■ AIM ■
Which lines below fall between the one containing "Give me the Altair source for this chart." and the one containing "code_to_class = dict(zip(legend_codes, legend_classes))"? Repeat them exactly, counting both of those lines, and add nothing else.

======== PROVIDED RECORDS

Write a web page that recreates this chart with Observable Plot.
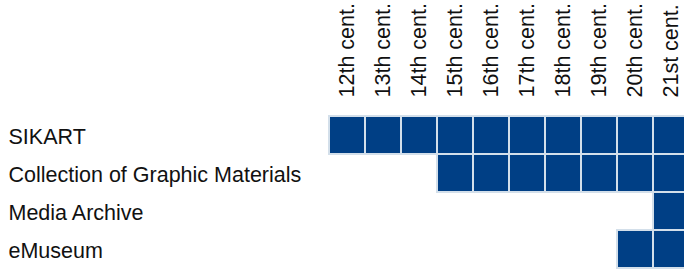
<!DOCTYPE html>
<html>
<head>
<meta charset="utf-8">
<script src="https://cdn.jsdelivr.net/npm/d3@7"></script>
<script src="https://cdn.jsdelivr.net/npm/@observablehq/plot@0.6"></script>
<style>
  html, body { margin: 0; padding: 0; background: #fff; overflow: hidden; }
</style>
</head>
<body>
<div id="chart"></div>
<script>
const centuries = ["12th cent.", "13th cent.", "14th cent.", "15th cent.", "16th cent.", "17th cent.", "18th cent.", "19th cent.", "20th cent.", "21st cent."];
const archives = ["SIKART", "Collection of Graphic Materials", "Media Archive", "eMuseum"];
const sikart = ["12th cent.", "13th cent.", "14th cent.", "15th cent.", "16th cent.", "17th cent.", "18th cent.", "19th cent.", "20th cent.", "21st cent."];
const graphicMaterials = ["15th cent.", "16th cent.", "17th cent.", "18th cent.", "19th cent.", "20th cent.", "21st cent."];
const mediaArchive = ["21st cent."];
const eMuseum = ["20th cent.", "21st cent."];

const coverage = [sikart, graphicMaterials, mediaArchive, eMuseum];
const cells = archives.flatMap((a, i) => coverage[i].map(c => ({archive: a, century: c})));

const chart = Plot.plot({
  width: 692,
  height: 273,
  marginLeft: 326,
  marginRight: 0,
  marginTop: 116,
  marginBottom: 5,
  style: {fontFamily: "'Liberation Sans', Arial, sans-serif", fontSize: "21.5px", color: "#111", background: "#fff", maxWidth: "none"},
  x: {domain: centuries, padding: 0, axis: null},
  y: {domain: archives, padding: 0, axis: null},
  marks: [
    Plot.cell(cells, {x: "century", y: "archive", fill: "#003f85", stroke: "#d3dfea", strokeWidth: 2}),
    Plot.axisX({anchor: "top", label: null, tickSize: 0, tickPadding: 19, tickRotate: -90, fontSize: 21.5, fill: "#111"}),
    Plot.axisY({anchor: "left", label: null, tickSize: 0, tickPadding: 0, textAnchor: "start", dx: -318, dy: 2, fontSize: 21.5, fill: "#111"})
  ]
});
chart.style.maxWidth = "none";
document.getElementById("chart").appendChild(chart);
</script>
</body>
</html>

================
======== PROVIDED RECORDS

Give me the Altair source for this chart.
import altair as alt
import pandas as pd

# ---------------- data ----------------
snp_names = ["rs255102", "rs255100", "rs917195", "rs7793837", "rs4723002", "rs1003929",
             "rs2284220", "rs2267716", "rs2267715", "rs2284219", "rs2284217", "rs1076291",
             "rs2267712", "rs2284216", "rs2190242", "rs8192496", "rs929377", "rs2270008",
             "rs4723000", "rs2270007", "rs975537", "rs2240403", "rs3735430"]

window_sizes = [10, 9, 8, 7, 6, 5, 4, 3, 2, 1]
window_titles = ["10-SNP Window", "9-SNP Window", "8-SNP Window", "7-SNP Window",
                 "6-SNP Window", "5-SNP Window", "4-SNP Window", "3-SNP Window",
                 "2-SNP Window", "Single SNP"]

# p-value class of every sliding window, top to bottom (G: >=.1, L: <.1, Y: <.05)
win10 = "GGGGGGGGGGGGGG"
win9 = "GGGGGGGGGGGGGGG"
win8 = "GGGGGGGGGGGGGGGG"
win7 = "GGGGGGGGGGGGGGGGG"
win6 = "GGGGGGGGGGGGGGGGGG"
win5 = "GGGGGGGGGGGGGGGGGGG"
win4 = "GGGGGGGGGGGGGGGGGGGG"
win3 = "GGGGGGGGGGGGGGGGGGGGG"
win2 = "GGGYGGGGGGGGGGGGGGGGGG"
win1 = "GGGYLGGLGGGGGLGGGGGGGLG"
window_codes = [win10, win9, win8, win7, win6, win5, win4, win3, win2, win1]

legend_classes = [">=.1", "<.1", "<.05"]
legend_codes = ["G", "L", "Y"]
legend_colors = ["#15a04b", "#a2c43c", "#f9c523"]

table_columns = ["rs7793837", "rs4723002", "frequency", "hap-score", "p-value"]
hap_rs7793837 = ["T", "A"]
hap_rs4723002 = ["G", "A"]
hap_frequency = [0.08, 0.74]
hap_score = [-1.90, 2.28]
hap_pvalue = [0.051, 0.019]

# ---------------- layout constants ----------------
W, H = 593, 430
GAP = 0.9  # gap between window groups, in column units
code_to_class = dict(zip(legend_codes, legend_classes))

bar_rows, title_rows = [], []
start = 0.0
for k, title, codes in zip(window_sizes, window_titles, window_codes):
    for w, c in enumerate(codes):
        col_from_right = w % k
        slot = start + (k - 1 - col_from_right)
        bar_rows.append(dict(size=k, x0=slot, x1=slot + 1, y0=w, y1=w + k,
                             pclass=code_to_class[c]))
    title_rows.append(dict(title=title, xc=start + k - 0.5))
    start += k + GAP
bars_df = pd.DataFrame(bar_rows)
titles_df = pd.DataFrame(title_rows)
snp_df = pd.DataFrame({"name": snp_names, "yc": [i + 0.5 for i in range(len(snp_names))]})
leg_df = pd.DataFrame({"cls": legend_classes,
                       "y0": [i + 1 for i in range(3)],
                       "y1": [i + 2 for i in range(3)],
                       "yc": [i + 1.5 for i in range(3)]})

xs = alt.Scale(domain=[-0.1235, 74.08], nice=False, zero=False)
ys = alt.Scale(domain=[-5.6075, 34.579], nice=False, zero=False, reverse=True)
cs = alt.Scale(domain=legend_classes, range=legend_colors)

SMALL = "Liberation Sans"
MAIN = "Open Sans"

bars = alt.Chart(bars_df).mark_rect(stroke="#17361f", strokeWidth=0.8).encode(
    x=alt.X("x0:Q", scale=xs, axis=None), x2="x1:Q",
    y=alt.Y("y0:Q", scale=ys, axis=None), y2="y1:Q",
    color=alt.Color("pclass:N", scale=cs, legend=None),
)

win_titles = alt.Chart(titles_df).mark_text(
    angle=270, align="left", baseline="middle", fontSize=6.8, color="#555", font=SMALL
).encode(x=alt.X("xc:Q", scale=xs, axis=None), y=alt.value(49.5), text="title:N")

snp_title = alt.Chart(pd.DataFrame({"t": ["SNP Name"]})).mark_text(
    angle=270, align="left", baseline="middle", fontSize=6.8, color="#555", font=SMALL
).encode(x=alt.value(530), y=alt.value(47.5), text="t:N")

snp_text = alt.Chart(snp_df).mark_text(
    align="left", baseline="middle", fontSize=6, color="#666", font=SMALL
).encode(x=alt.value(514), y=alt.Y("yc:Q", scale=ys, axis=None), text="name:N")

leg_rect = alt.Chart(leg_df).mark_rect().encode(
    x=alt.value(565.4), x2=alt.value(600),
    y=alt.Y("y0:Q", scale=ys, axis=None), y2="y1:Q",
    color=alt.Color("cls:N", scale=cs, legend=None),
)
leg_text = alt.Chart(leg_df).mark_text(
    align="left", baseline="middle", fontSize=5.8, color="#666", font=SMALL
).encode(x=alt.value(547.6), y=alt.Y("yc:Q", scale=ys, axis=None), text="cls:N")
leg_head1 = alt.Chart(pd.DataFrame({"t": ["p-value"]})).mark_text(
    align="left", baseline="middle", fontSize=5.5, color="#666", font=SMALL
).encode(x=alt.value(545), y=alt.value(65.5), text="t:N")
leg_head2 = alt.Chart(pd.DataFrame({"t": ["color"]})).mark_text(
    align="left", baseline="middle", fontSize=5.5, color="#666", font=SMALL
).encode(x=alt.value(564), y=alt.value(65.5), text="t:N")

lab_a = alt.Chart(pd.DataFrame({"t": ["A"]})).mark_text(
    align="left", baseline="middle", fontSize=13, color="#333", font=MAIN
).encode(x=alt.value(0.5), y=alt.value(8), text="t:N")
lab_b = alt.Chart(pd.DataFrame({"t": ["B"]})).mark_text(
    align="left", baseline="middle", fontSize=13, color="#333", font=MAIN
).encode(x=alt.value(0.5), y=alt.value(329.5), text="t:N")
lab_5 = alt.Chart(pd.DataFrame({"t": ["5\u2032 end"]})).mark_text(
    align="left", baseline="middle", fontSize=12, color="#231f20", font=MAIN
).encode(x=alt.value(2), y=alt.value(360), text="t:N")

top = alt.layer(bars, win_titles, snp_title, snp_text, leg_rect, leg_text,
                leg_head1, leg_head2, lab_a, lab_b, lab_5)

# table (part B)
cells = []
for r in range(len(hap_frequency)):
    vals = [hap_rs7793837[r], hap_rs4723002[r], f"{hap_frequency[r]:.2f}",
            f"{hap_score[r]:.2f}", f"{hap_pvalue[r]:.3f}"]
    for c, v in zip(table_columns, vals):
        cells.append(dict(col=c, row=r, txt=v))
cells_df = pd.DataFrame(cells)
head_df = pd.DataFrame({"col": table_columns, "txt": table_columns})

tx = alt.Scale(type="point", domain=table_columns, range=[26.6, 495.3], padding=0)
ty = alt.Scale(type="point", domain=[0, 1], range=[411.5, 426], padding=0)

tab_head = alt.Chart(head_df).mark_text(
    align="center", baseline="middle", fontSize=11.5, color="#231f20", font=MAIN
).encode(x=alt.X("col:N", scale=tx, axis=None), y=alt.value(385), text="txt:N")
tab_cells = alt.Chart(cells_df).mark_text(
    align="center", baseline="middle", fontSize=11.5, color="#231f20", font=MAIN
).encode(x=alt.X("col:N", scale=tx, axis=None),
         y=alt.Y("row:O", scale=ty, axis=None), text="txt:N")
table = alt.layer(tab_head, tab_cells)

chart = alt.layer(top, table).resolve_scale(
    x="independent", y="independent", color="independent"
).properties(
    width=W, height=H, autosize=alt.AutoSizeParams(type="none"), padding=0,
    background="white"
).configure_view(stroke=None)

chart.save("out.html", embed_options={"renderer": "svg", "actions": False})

================
======== PROVIDED RECORDS

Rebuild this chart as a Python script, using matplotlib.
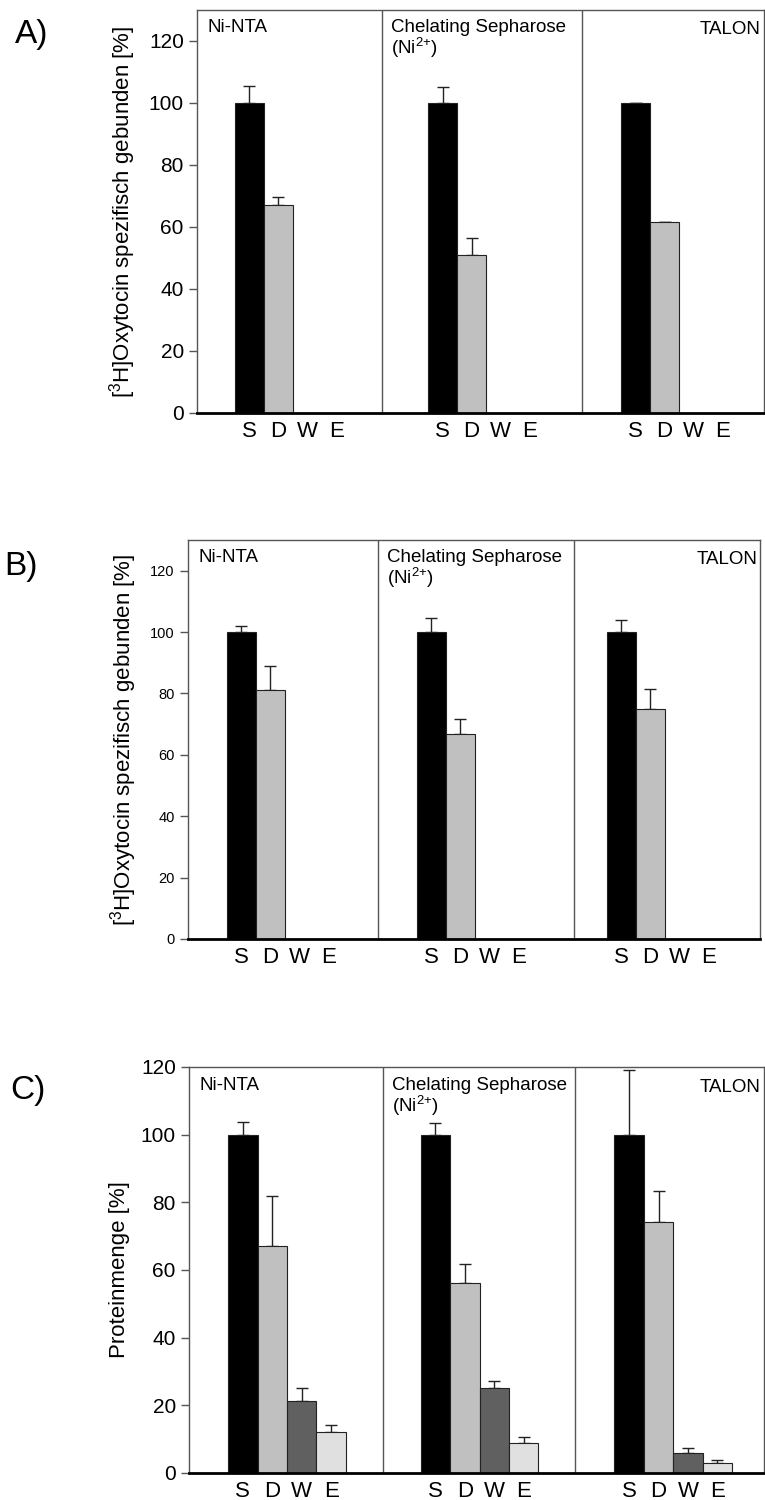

================

■ TASK OUTPUT ■
Give me the Altair source for this chart.
import altair as alt
import pandas as pd

# ---------------- data ----------------
snp_names = ["rs255102", "rs255100", "rs917195", "rs7793837", "rs4723002", "rs1003929",
             "rs2284220", "rs2267716", "rs2267715", "rs2284219", "rs2284217", "rs1076291",
             "rs2267712", "rs2284216", "rs2190242", "rs8192496", "rs929377", "rs2270008",
             "rs4723000", "rs2270007", "rs975537", "rs2240403", "rs3735430"]

window_sizes = [10, 9, 8, 7, 6, 5, 4, 3, 2, 1]
window_titles = ["10-SNP Window", "9-SNP Window", "8-SNP Window", "7-SNP Window",
                 "6-SNP Window", "5-SNP Window", "4-SNP Window", "3-SNP Window",
                 "2-SNP Window", "Single SNP"]

# p-value class of every sliding window, top to bottom (G: >=.1, L: <.1, Y: <.05)
win10 = "GGGGGGGGGGGGGG"
win9 = "GGGGGGGGGGGGGGG"
win8 = "GGGGGGGGGGGGGGGG"
win7 = "GGGGGGGGGGGGGGGGG"
win6 = "GGGGGGGGGGGGGGGGGG"
win5 = "GGGGGGGGGGGGGGGGGGG"
win4 = "GGGGGGGGGGGGGGGGGGGG"
win3 = "GGGGGGGGGGGGGGGGGGGGG"
win2 = "GGGYGGGGGGGGGGGGGGGGGG"
win1 = "GGGYLGGLGGGGGLGGGGGGGLG"
window_codes = [win10, win9, win8, win7, win6, win5, win4, win3, win2, win1]

legend_classes = [">=.1", "<.1", "<.05"]
legend_codes = ["G", "L", "Y"]
legend_colors = ["#15a04b", "#a2c43c", "#f9c523"]

table_columns = ["rs7793837", "rs4723002", "frequency", "hap-score", "p-value"]
hap_rs7793837 = ["T", "A"]
hap_rs4723002 = ["G", "A"]
hap_frequency = [0.08, 0.74]
hap_score = [-1.90, 2.28]
hap_pvalue = [0.051, 0.019]

# ---------------- layout constants ----------------
W, H = 593, 430
GAP = 0.9  # gap between window groups, in column units
code_to_class = dict(zip(legend_codes, legend_classes))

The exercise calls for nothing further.